Free dance aficionados rejoice: Bay Area National Dance Week starts this week with a flash mob-esque Union Square party and continues for 10 days in SF and the East, North and South Bays. Lest you think your style preference won’t be available, options for classes and events include “fire dance, ballet, modern, Argentine tango, same-sex tango, classical Indian, jazz, hip hop, hula, Samba, Chinese classical, belly dance, aerial dance, West African, Scottish country and more.”
An outdoor performance by the Mark Foehringer Dance Project|SF at the Golden Gate Park band shell, an open rehearsal of Deborah Slater’s “Men Think They Are Better Than Grass” and international dance film at the SF Conservatory of Dance are all planned. And the numbers aren’t bad either: 29 (years of the annual week of dance celebration), 2,500 (number of participating artists), and 20,000 (number of expected participants based on past years).
Friday night dance shows are disadvantaged from the beginning: chatty crowds can find it hard to focus after the work week with the second act being the only thing keeping them from a cocktail. ODC, the local company that set up shop in San Francisco after arriving with a busload of dancers from Ohio’s Oberlin College in the ’70s, has worked around that problem. (It is also one of two American companies to join the State Department in a cross-cultural look at dance education in South Africa, according to The New York Times today.)

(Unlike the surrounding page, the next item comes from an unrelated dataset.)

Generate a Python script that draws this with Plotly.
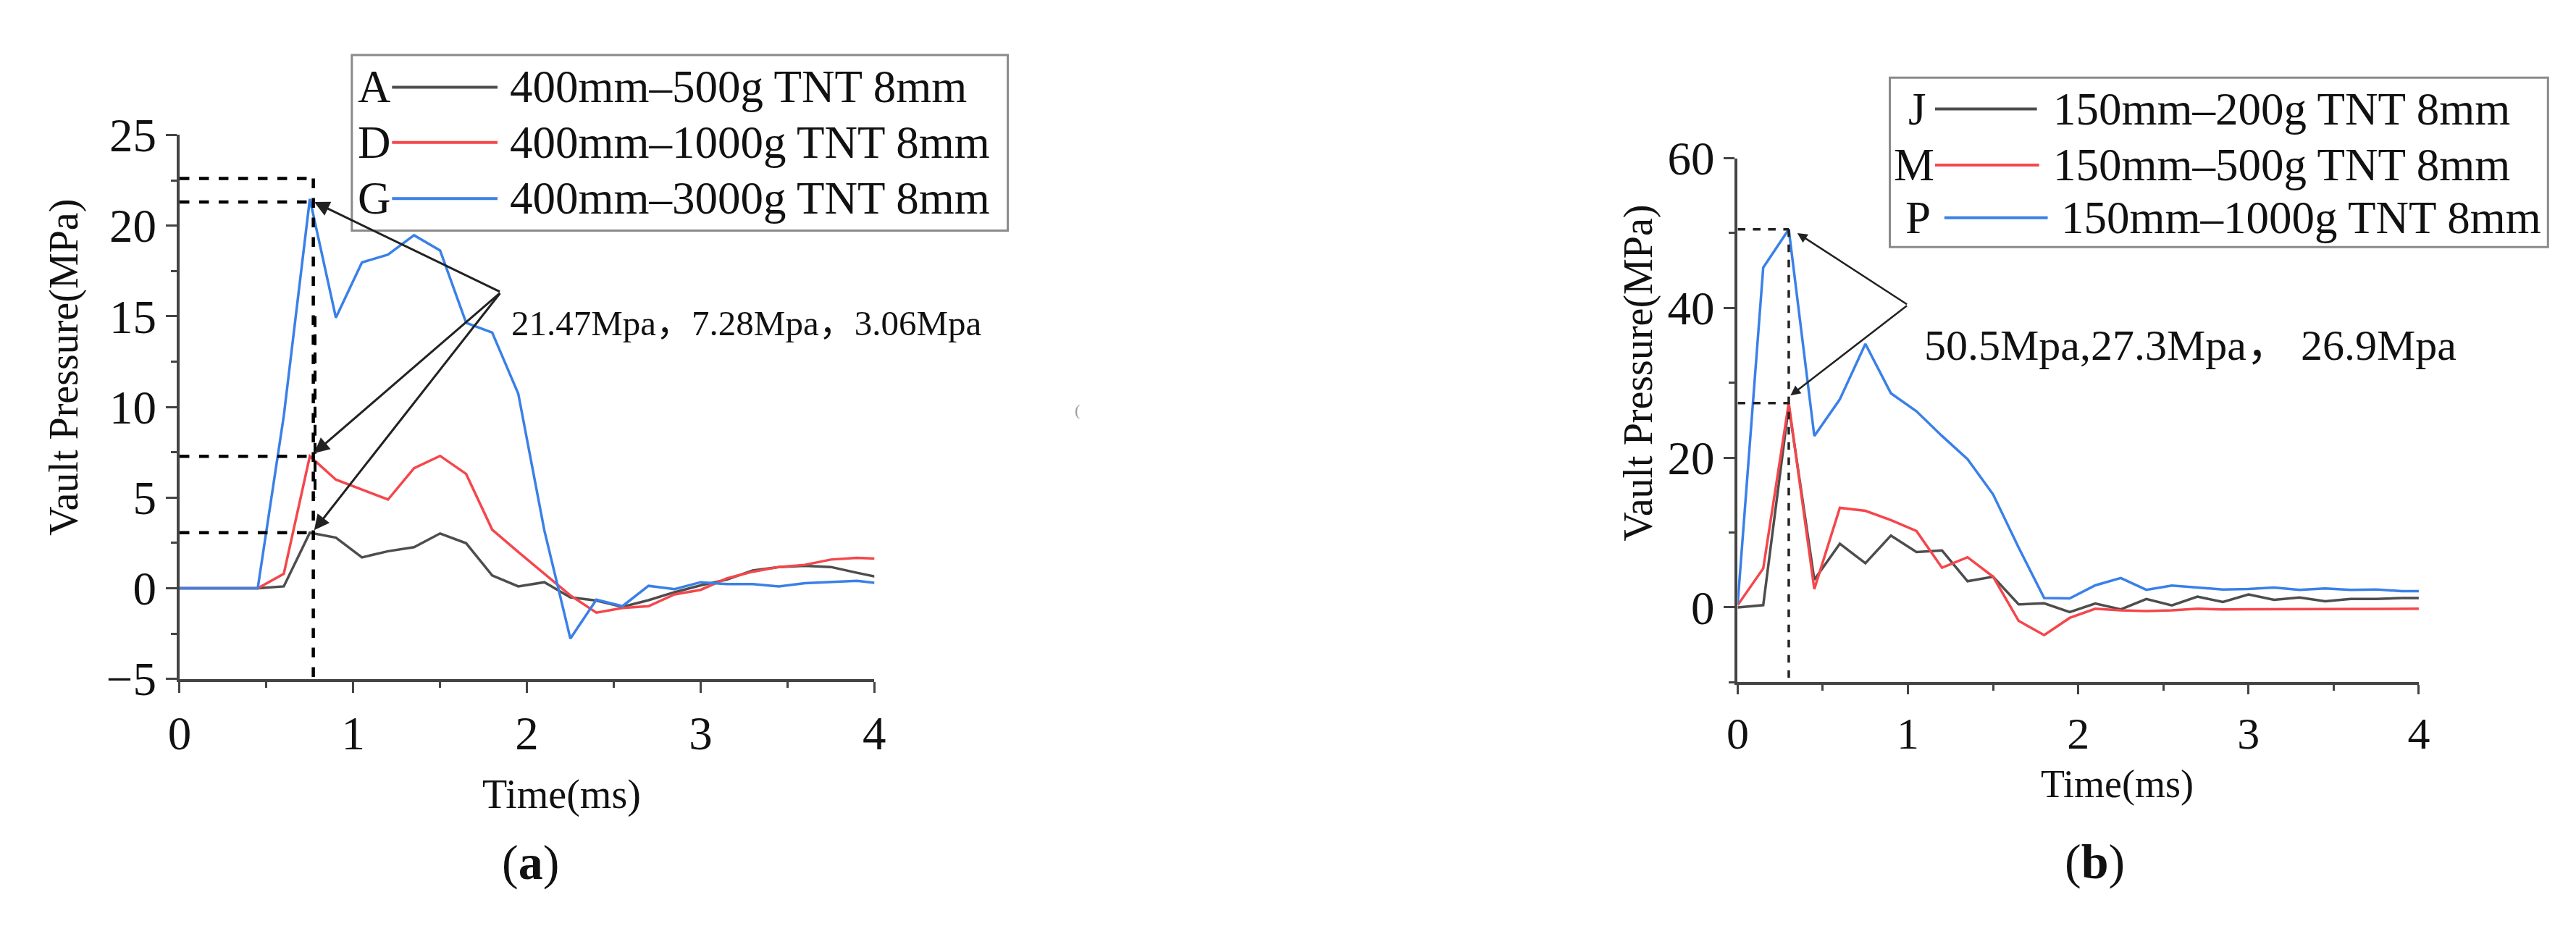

In staging its the second of its original spring 2010 programs at Yerba Buena, the 10 dancers under Brenda Way’s charge present simultaneously athletic and intentional performances that demanded audience attention. Despite neutral costumes, the playful choreography of “Something about a Nightingale” and the premiering “Labor of Love” is a perfect way to showcase the ability that has helped the company win tests of strength against Cal athletes in recent years. But the keynote of the program, “In the Memory of the Forest,” is most compelling with its video backdrop of dancers interacting in the forest as a live performance of the original score bounces and climbs. The very capable dancers’ imaginative approach reminds me of an observation of e.e. cummings’ poetry: it’s only when you know the rules of the craft well that you can break them.